Rows:
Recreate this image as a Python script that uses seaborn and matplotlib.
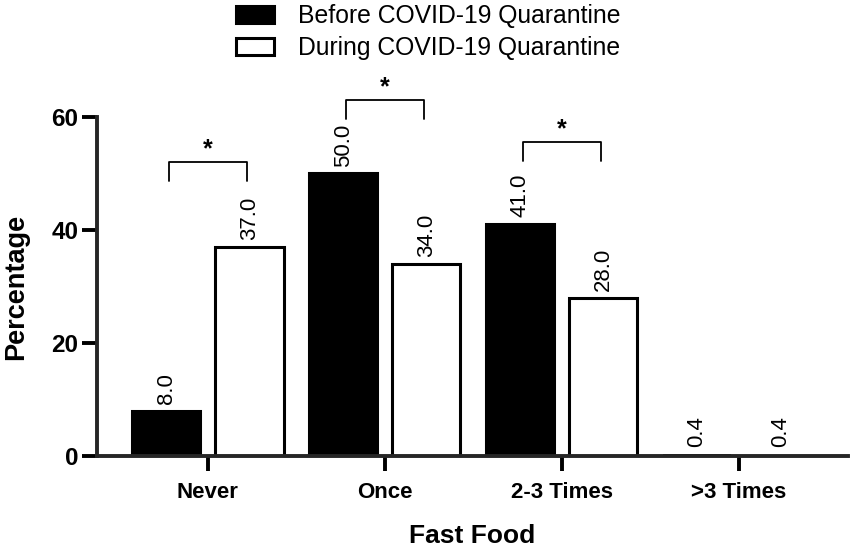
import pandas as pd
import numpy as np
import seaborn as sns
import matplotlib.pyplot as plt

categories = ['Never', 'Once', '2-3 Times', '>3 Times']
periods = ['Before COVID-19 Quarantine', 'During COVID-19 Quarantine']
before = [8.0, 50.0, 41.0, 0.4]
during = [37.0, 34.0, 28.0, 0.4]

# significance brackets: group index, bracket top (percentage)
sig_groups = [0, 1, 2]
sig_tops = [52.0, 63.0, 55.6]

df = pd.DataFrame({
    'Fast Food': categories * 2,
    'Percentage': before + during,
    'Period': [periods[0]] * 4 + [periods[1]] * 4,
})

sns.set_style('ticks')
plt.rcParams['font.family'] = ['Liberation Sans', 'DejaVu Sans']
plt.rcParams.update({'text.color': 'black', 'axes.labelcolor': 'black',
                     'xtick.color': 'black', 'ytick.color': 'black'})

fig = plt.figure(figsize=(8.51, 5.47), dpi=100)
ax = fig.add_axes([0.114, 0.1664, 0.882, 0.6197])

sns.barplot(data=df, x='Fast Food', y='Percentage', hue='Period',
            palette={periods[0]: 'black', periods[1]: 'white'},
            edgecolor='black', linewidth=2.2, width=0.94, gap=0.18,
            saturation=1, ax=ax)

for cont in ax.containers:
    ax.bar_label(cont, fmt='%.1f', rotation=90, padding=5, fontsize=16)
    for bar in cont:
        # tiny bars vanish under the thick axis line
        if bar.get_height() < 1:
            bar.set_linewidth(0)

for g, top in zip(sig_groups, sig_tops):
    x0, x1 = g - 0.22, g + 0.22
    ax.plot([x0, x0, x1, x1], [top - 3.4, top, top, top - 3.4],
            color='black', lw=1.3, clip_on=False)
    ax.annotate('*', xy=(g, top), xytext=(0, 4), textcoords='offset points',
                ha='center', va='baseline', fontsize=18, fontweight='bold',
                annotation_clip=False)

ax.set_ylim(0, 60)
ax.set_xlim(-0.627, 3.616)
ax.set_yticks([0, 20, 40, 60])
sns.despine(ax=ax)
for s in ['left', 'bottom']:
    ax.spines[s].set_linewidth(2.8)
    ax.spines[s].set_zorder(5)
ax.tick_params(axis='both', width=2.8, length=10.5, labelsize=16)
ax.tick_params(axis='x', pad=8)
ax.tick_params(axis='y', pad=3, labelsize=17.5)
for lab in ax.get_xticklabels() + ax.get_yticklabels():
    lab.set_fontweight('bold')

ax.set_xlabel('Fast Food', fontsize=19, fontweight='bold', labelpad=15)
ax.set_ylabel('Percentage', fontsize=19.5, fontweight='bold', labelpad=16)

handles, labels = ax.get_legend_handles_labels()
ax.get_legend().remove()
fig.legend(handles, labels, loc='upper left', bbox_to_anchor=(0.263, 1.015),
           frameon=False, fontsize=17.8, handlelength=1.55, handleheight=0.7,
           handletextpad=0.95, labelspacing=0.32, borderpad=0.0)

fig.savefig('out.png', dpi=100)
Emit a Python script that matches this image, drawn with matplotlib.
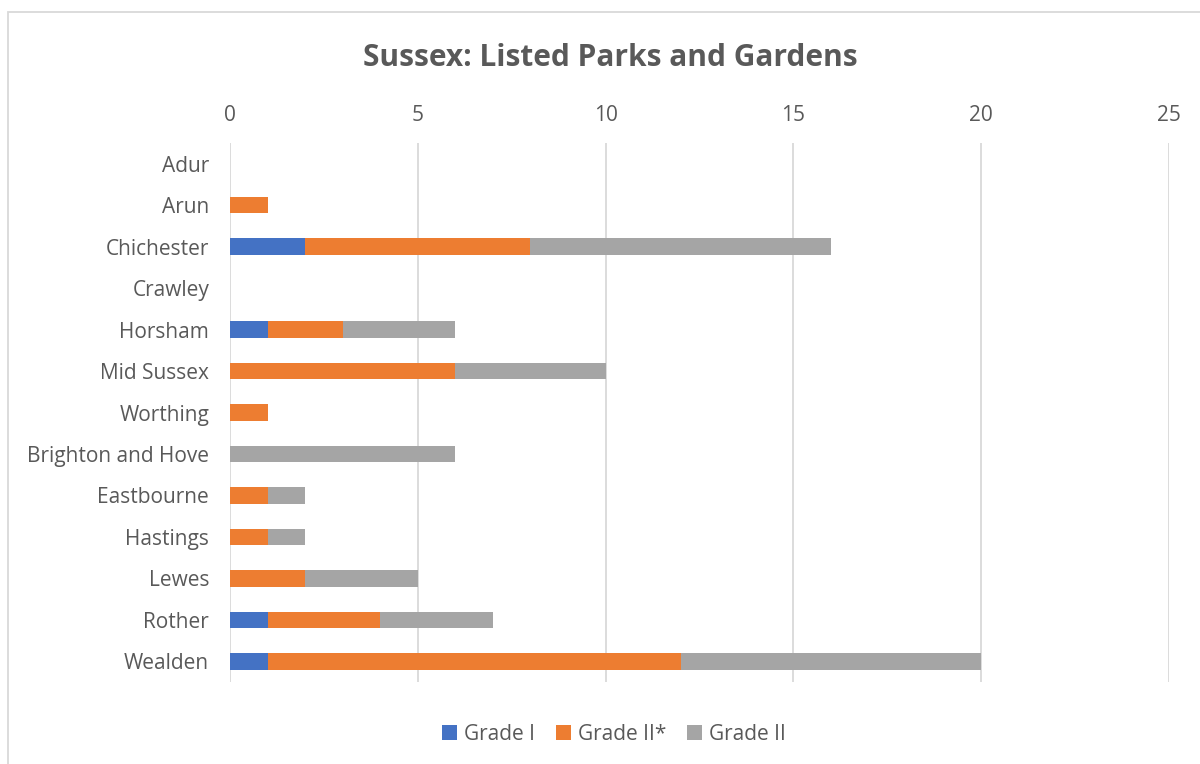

Short task:
Take the lines from the start of the material to the line with "annotation_clip=False)", both included, and transcribe them exactly without the pictures.

Answer to this task:
Recreate this image as a Python script that uses seaborn and matplotlib.
import pandas as pd
import numpy as np
import seaborn as sns
import matplotlib.pyplot as plt

categories = ['Never', 'Once', '2-3 Times', '>3 Times']
periods = ['Before COVID-19 Quarantine', 'During COVID-19 Quarantine']
before = [8.0, 50.0, 41.0, 0.4]
during = [37.0, 34.0, 28.0, 0.4]

# significance brackets: group index, bracket top (percentage)
sig_groups = [0, 1, 2]
sig_tops = [52.0, 63.0, 55.6]

df = pd.DataFrame({
    'Fast Food': categories * 2,
    'Percentage': before + during,
    'Period': [periods[0]] * 4 + [periods[1]] * 4,
})

sns.set_style('ticks')
plt.rcParams['font.family'] = ['Liberation Sans', 'DejaVu Sans']
plt.rcParams.update({'text.color': 'black', 'axes.labelcolor': 'black',
                     'xtick.color': 'black', 'ytick.color': 'black'})

fig = plt.figure(figsize=(8.51, 5.47), dpi=100)
ax = fig.add_axes([0.114, 0.1664, 0.882, 0.6197])

sns.barplot(data=df, x='Fast Food', y='Percentage', hue='Period',
            palette={periods[0]: 'black', periods[1]: 'white'},
            edgecolor='black', linewidth=2.2, width=0.94, gap=0.18,
            saturation=1, ax=ax)

for cont in ax.containers:
    ax.bar_label(cont, fmt='%.1f', rotation=90, padding=5, fontsize=16)
    for bar in cont:
        # tiny bars vanish under the thick axis line
        if bar.get_height() < 1:
            bar.set_linewidth(0)

for g, top in zip(sig_groups, sig_tops):
    x0, x1 = g - 0.22, g + 0.22
    ax.plot([x0, x0, x1, x1], [top - 3.4, top, top, top - 3.4],
            color='black', lw=1.3, clip_on=False)
    ax.annotate('*', xy=(g, top), xytext=(0, 4), textcoords='offset points',
                ha='center', va='baseline', fontsize=18, fontweight='bold',
                annotation_clip=False)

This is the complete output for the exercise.